Judge Orders Trump Administration, ACLU to Reach Agreement on Returning Deported Parents
While the Trump administration woefully drags its feet on reuniting migrant children separated from their parents at the border, a federal judge has ordered officials to work with the American Civil Liberties Union to potentially return to the U.S. some of the deported parents to continue pursuing their asylum cases.
U.S. District Judge Dana Sabraw on Friday said that claims that deported parents and their children had fled persecution and violence back home should at least be heard, and that the right to seek asylum is protected by the U.S. Constitution, the Associated Press reported.
“The court is upholding the rights provided to all persons under the United States Constitution, rights that are particularly important to minor children seeking refuge through asylum,” Sabraw wrote in a court order.
Sabraw ordered the administration and the ACLU to reach an agreement on returning deported parents to pursue asylum cases for both parents and especially the children.
ACLU attorney Lee Gelernt told Sabraw that many parents had been misled by government claims that they would be reunited with their children if they agreed to be deported, the AP reported. Gelernt referred to at least 366 parents who were deported without their children.
The order comes a day after Sabraw had extended a July 16 freeze on the deportations of recently reunified families, which he said violated the rights of the minors to seek asylum.

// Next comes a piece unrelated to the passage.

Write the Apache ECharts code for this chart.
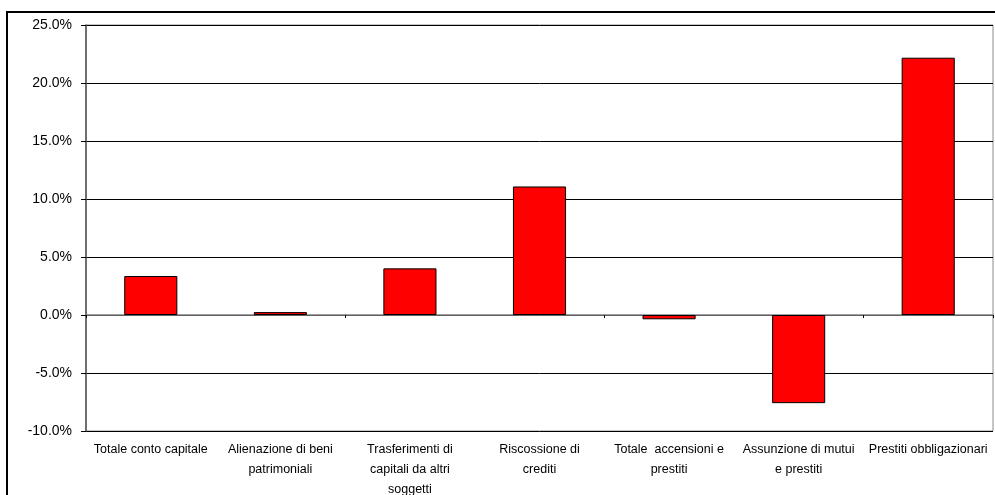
<!DOCTYPE html>
<html>
<head>
<meta charset="utf-8">
<script src="https://cdn.jsdelivr.net/npm/echarts@6/dist/echarts.min.js"></script>
<style>
  html, body { margin: 0; padding: 0; background: #fff; }
  #chart { width: 995px; height: 495px; }
</style>
</head>
<body>
<div id="chart"></div>
<script>
// Categories (with the line breaks used on the axis)
const categories = [
  'Totale conto capitale',
  'Alienazione di beni\npatrimoniali',
  'Trasferimenti di\ncapitali da altri\nsoggetti',
  'Riscossione di\ncrediti',
  'Totale  accensioni e\nprestiti',
  'Assunzione di mutui\ne prestiti',
  'Prestiti obbligazionari'
];

// Percentage change per category
const values = [3.36, 0.25, 4.02, 11.08, -0.37, -7.6, 22.18];

// Value axis range and step (percent)
const yMin = -10;
const yMax = 25;
const yStep = 5;

const chart = echarts.init(document.getElementById('chart'), null, { renderer: 'canvas' });

const font = 'Arial, "Liberation Sans", sans-serif';

chart.setOption({
  animation: false,
  backgroundColor: '#ffffff',
  graphic: [{
    type: 'rect',
    shape: { x: 7, y: 12, width: 1000, height: 500 },
    style: { fill: 'none', stroke: '#000', lineWidth: 2 },
    silent: true,
    z: 0
  }],
  grid: {
    left: 86, right: 2, top: 25, bottom: 64,
    outerBoundsMode: 'none',
    containLabel: false,
    show: true,
    borderColor: '#8c8c8c',
    borderWidth: 1,
    backgroundColor: 'transparent'
  },
  xAxis: [{
    type: 'category',
    data: categories,
    position: 'bottom',
    axisLine: { show: false, onZero: false },
    axisTick: { show: false },
    splitLine: { show: false },
    axisLabel: {
      interval: 0,
      margin: 9,
      fontFamily: font,
      fontSize: 12.5,
      lineHeight: 20,
      color: '#000',
      verticalAlign: 'top'
    }
  }, {
    type: 'category',
    data: categories,
    position: 'bottom',
    axisLine: { show: true, onZero: true, lineStyle: { color: '#808080', width: 1.5 } },
    axisTick: { show: true, inside: false, length: 3, lineStyle: { color: '#000', width: 1 } },
    axisLabel: { show: false },
    splitLine: { show: false }
  }],
  yAxis: {
    type: 'value',
    min: yMin,
    max: yMax,
    interval: yStep,
    axisLine: { show: true, onZero: false, lineStyle: { color: '#505050', width: 1.5 } },
    axisTick: { show: true, length: 5, lineStyle: { color: '#000' } },
    splitLine: { show: true, lineStyle: { color: '#000', width: 1 } },
    axisLabel: {
      margin: 14,
      fontFamily: font,
      fontSize: 14,
      color: '#000',
      formatter: v => v.toFixed(1) + '%'
    }
  },
  series: [{
    type: 'bar',
    data: values,
    xAxisIndex: 0,
    barWidth: '41%',
    itemStyle: { color: '#ff0000', borderColor: '#000', borderWidth: 1 },
    z: 3
  }]
});
</script>
</body>
</html>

Also this week, a joint status report filed by the ACLU and the Department of Justice noted that 541 children ages 5-17 remain in U.S. custody, with only 18 reunited with their families over the past week, Splinter’s Paul Blest reported. The joint status report contains the most detailed data to date on the number of children separated from their parents.
The Trump administration has missed both of its court-ordered deadlines to reunify 2,654 migrant children with their parents. In late June, the court ordered the government to reunite all children 5 and under with their families within two weeks, and the remaining children by July 26. According to reports, about two-dozen children 5 and under still remain in government custody.
According to the AP, the government has reunified about 2,089 children with their parents or sponsors to date.